Strauss interested in ECB role

2015-04-12 16:37
Andrew Strauss (AP)

London - Former Ashes-winning captain Andrew Strauss has expressed his interest in the newly-created director of English cricket role for the England and Wales Cricket Board (ECB).

Led by chief executive Tom Harrison and endorsed by incoming chairman Colin Graves the new leadership position is focused on team performance in the wake of the the disappointing performance at the recent World Cup.

"To anyone who is passionate about cricket, the allure of such a job is undeniable," Strauss wrote in the Sunday Times.

"I am certainly interested in any role that might help English cricket move forward."

Two more former England captains Michael Vaughan and Alec Stewart are also being considered for the role as the ECB begins its restructure following the departure of managing director Paul Downton after the terrible World Cup campaign.

Downton was appointed in October 2013 and Strauss questioned whether the state of English cricket had improved during his tenure, although they are still third in the Test rankings.
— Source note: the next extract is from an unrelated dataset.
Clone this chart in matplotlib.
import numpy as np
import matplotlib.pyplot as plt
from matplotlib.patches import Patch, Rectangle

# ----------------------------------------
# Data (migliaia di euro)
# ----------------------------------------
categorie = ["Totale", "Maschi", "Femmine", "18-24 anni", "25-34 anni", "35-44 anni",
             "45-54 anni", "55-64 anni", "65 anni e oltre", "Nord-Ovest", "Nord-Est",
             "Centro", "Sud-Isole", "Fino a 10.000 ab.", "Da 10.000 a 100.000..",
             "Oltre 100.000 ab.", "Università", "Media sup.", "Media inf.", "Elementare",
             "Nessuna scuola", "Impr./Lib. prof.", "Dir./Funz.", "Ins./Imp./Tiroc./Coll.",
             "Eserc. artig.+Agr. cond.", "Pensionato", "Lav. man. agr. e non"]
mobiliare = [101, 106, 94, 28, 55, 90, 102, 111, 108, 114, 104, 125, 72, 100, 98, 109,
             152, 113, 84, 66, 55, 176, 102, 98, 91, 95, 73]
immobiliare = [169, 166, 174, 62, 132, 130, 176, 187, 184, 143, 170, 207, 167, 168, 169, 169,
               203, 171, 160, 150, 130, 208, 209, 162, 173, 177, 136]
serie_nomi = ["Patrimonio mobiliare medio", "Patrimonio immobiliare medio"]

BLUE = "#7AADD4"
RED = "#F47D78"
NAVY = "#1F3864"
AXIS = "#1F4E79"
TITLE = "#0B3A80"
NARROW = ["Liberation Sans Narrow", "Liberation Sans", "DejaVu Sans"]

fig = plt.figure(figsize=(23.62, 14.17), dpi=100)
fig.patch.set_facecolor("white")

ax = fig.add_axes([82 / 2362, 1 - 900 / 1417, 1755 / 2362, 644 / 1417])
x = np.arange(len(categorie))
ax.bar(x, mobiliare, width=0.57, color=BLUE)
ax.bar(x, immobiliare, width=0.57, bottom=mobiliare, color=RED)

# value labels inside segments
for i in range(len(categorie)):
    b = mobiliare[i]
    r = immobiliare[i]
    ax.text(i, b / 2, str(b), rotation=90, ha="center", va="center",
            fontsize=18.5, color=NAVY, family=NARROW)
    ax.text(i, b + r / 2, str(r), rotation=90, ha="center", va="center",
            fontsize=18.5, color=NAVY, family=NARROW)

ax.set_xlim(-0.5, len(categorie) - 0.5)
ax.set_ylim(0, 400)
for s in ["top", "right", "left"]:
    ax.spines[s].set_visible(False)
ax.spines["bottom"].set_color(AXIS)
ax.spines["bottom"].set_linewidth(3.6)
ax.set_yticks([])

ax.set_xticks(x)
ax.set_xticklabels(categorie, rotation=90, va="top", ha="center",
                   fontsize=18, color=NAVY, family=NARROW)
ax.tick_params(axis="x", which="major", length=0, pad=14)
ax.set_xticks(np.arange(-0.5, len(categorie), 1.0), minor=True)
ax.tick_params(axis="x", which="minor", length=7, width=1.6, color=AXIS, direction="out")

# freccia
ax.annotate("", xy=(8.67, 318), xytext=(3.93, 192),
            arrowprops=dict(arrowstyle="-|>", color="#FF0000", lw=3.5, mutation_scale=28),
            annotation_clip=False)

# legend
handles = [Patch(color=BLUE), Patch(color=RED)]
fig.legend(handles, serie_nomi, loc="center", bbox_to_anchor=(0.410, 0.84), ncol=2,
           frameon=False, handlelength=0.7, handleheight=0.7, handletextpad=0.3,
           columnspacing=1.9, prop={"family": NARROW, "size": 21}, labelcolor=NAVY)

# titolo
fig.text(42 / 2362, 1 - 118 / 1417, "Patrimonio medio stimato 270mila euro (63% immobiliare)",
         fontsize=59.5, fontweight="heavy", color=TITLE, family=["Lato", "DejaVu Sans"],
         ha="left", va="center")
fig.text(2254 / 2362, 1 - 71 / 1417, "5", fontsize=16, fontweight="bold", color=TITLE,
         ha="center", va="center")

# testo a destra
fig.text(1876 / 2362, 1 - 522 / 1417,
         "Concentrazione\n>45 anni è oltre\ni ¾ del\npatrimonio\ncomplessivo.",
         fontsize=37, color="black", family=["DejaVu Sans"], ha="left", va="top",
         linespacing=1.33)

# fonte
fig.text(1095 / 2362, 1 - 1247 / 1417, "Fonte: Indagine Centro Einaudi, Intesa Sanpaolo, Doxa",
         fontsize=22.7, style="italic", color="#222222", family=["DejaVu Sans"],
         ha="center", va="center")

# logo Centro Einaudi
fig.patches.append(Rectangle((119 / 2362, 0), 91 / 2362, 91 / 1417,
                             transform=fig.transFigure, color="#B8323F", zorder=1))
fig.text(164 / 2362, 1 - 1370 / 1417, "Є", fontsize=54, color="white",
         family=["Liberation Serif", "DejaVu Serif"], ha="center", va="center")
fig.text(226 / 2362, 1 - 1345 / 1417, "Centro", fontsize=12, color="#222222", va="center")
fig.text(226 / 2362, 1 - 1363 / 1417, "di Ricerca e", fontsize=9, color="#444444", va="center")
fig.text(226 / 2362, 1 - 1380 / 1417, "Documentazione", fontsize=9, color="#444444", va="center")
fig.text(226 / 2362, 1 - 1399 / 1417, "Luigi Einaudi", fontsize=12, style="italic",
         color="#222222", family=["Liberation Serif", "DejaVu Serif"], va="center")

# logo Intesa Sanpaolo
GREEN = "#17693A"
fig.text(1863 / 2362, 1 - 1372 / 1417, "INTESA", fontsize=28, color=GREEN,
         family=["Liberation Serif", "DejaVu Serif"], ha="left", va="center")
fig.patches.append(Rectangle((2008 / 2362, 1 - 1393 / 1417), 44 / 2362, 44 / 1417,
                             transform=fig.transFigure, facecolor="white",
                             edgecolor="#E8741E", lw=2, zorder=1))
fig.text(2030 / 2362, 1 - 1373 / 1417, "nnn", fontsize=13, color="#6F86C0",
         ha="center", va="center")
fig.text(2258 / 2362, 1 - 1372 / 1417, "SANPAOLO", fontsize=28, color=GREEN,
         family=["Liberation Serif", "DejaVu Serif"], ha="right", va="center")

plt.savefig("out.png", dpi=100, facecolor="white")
"It is hard to create any sort of dialogue that English cricket is in a better place today than when Downton started," Strauss, who scored 7037 Test runs including 21 centuries at an average of 40.91, added.

"The ECB seems to be attempting to bring his replacement closer to the team, with more influence over the players and thus more accountability for their performances."

Since topping the ICC Test rankings in 2011 and registering four Ashes victories from five series in 2005, 2009, 2010 and 2013 England have been in steady decline.

In 2014 they suffered a humiliating Ashes whitewash and much of the ensuing 15 months has been dominated by the fallout following the sacking of Kevin Pietersen and the subsequent release of his controversial autobiography.

Vaughan, captain during England's famous 2005 Ashes triumph, said last week that fundamental changes were required to yield improvement in the state of English cricket.

"I have a vision for the game and will be more than willing to talk to the ECB to see what exactly the role is and how much influence it will wield over the future structure of our game," he said in the Telegraph.

"The brief has to be wider and more powerful than Paul's (Downton) to have any real impact on England."

They begin the first of a three-match test series against the West Indies in Antigua on Monday before home test series against New Zealand and Australia.